Challenge: Would you write out the listing verbatim and skip every picture in it?

---

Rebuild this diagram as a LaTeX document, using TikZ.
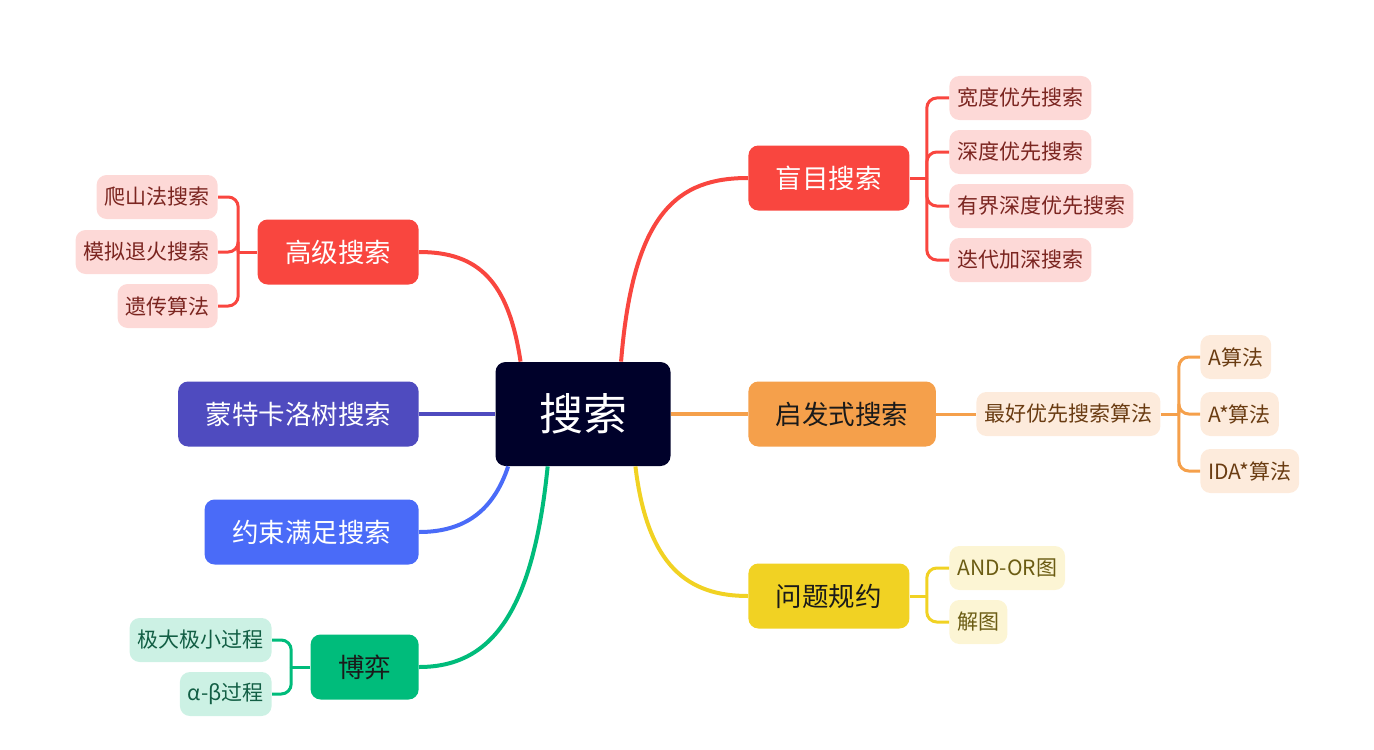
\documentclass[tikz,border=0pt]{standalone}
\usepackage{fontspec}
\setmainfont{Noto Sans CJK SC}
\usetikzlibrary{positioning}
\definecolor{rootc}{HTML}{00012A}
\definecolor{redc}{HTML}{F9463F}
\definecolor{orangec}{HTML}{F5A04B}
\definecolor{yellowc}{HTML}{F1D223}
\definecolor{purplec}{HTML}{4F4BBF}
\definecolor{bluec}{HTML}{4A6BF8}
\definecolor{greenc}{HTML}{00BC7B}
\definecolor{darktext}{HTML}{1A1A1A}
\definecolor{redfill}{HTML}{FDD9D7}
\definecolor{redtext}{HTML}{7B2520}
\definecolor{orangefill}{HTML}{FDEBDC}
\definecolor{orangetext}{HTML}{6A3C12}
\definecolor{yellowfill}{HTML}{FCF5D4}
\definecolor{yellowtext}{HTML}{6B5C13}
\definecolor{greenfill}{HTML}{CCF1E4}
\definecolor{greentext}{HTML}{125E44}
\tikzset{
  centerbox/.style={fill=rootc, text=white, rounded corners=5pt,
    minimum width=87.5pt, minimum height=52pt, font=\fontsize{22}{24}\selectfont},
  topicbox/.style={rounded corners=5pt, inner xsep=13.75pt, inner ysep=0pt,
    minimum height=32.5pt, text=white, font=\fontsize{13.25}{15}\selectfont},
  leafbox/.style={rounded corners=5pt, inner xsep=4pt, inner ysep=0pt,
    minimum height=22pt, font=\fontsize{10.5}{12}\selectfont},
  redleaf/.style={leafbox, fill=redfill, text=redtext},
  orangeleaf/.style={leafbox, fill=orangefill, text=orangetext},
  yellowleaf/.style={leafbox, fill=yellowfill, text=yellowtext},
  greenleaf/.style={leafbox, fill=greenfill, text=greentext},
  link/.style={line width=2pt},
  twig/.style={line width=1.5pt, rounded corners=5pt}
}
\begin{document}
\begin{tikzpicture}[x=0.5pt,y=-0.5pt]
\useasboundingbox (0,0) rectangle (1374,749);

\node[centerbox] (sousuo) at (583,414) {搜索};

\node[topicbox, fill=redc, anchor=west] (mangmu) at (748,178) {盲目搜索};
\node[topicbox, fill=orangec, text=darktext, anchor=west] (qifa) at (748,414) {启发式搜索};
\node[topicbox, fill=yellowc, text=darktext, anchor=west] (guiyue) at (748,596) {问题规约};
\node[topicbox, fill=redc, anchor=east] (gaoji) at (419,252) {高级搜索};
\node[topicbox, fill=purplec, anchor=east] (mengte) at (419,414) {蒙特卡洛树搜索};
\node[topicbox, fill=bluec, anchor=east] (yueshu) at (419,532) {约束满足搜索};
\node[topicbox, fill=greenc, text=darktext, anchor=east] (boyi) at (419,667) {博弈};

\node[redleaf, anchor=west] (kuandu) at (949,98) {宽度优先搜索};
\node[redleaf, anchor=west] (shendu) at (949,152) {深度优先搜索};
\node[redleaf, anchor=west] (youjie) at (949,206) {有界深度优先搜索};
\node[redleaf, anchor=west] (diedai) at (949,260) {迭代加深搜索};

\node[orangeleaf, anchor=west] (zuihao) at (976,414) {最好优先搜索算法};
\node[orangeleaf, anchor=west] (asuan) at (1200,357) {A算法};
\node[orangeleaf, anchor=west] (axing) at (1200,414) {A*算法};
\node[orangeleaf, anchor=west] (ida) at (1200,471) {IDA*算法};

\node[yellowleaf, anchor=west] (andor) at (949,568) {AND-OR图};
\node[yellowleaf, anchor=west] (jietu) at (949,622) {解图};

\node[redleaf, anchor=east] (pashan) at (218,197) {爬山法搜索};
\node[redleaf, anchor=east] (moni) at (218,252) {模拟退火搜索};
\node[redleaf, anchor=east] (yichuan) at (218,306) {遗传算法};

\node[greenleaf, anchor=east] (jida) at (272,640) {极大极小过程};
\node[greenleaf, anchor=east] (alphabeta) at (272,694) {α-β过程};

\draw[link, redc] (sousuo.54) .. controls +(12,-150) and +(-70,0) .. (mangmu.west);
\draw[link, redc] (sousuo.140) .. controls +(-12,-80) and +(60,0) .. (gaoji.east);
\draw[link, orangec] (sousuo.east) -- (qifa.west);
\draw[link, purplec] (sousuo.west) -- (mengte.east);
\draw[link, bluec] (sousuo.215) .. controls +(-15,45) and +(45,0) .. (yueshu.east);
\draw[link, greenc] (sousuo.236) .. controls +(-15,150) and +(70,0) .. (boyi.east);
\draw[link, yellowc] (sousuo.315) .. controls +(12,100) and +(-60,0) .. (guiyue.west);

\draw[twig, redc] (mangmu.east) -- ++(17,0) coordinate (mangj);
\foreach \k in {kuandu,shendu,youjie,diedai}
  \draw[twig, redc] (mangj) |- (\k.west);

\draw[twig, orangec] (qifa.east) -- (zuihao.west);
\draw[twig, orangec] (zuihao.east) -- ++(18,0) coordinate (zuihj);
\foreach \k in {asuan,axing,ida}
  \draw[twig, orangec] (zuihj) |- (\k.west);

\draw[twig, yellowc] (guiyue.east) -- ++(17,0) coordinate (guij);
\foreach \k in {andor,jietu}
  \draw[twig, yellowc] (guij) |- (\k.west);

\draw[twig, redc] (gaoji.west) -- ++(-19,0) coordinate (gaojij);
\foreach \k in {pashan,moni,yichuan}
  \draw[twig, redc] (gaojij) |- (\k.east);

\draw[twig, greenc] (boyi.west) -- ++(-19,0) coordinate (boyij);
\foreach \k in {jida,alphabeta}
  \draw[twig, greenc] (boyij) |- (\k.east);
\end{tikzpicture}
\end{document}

---

Complete response:
Rebuild this diagram as a LaTeX document, using TikZ.
\documentclass[tikz,border=0pt]{standalone}
\usepackage{fontspec}
\setmainfont{Noto Sans CJK SC}
\usetikzlibrary{positioning}
\definecolor{rootc}{HTML}{00012A}
\definecolor{redc}{HTML}{F9463F}
\definecolor{orangec}{HTML}{F5A04B}
\definecolor{yellowc}{HTML}{F1D223}
\definecolor{purplec}{HTML}{4F4BBF}
\definecolor{bluec}{HTML}{4A6BF8}
\definecolor{greenc}{HTML}{00BC7B}
\definecolor{darktext}{HTML}{1A1A1A}
\definecolor{redfill}{HTML}{FDD9D7}
\definecolor{redtext}{HTML}{7B2520}
\definecolor{orangefill}{HTML}{FDEBDC}
\definecolor{orangetext}{HTML}{6A3C12}
\definecolor{yellowfill}{HTML}{FCF5D4}
\definecolor{yellowtext}{HTML}{6B5C13}
\definecolor{greenfill}{HTML}{CCF1E4}
\definecolor{greentext}{HTML}{125E44}
\tikzset{
  centerbox/.style={fill=rootc, text=white, rounded corners=5pt,
    minimum width=87.5pt, minimum height=52pt, font=\fontsize{22}{24}\selectfont},
  topicbox/.style={rounded corners=5pt, inner xsep=13.75pt, inner ysep=0pt,
    minimum height=32.5pt, text=white, font=\fontsize{13.25}{15}\selectfont},
  leafbox/.style={rounded corners=5pt, inner xsep=4pt, inner ysep=0pt,
    minimum height=22pt, font=\fontsize{10.5}{12}\selectfont},
  redleaf/.style={leafbox, fill=redfill, text=redtext},
  orangeleaf/.style={leafbox, fill=orangefill, text=orangetext},
  yellowleaf/.style={leafbox, fill=yellowfill, text=yellowtext},
  greenleaf/.style={leafbox, fill=greenfill, text=greentext},
  link/.style={line width=2pt},
  twig/.style={line width=1.5pt, rounded corners=5pt}
}
\begin{document}
\begin{tikzpicture}[x=0.5pt,y=-0.5pt]
\useasboundingbox (0,0) rectangle (1374,749);

\node[centerbox] (sousuo) at (583,414) {搜索};

\node[topicbox, fill=redc, anchor=west] (mangmu) at (748,178) {盲目搜索};
\node[topicbox, fill=orangec, text=darktext, anchor=west] (qifa) at (748,414) {启发式搜索};
\node[topicbox, fill=yellowc, text=darktext, anchor=west] (guiyue) at (748,596) {问题规约};
\node[topicbox, fill=redc, anchor=east] (gaoji) at (419,252) {高级搜索};
\node[topicbox, fill=purplec, anchor=east] (mengte) at (419,414) {蒙特卡洛树搜索};
\node[topicbox, fill=bluec, anchor=east] (yueshu) at (419,532) {约束满足搜索};
\node[topicbox, fill=greenc, text=darktext, anchor=east] (boyi) at (419,667) {博弈};

\node[redleaf, anchor=west] (kuandu) at (949,98) {宽度优先搜索};
\node[redleaf, anchor=west] (shendu) at (949,152) {深度优先搜索};
\node[redleaf, anchor=west] (youjie) at (949,206) {有界深度优先搜索};
\node[redleaf, anchor=west] (diedai) at (949,260) {迭代加深搜索};

\node[orangeleaf, anchor=west] (zuihao) at (976,414) {最好优先搜索算法};
\node[orangeleaf, anchor=west] (asuan) at (1200,357) {A算法};
\node[orangeleaf, anchor=west] (axing) at (1200,414) {A*算法};
\node[orangeleaf, anchor=west] (ida) at (1200,471) {IDA*算法};

\node[yellowleaf, anchor=west] (andor) at (949,568) {AND-OR图};
\node[yellowleaf, anchor=west] (jietu) at (949,622) {解图};

\node[redleaf, anchor=east] (pashan) at (218,197) {爬山法搜索};
\node[redleaf, anchor=east] (moni) at (218,252) {模拟退火搜索};
\node[redleaf, anchor=east] (yichuan) at (218,306) {遗传算法};

\node[greenleaf, anchor=east] (jida) at (272,640) {极大极小过程};
\node[greenleaf, anchor=east] (alphabeta) at (272,694) {α-β过程};

\draw[link, redc] (sousuo.54) .. controls +(12,-150) and +(-70,0) .. (mangmu.west);
\draw[link, redc] (sousuo.140) .. controls +(-12,-80) and +(60,0) .. (gaoji.east);
\draw[link, orangec] (sousuo.east) -- (qifa.west);
\draw[link, purplec] (sousuo.west) -- (mengte.east);
\draw[link, bluec] (sousuo.215) .. controls +(-15,45) and +(45,0) .. (yueshu.east);
\draw[link, greenc] (sousuo.236) .. controls +(-15,150) and +(70,0) .. (boyi.east);
\draw[link, yellowc] (sousuo.315) .. controls +(12,100) and +(-60,0) .. (guiyue.west);

\draw[twig, redc] (mangmu.east) -- ++(17,0) coordinate (mangj);
\foreach \k in {kuandu,shendu,youjie,diedai}
  \draw[twig, redc] (mangj) |- (\k.west);

\draw[twig, orangec] (qifa.east) -- (zuihao.west);
\draw[twig, orangec] (zuihao.east) -- ++(18,0) coordinate (zuihj);
\foreach \k in {asuan,axing,ida}
  \draw[twig, orangec] (zuihj) |- (\k.west);

\draw[twig, yellowc] (guiyue.east) -- ++(17,0) coordinate (guij);
\foreach \k in {andor,jietu}
  \draw[twig, yellowc] (guij) |- (\k.west);

\draw[twig, redc] (gaoji.west) -- ++(-19,0) coordinate (gaojij);
\foreach \k in {pashan,moni,yichuan}
  \draw[twig, redc] (gaojij) |- (\k.east);

\draw[twig, greenc] (boyi.west) -- ++(-19,0) coordinate (boyij);
\foreach \k in {jida,alphabeta}
  \draw[twig, greenc] (boyij) |- (\k.east);
\end{tikzpicture}
\end{document}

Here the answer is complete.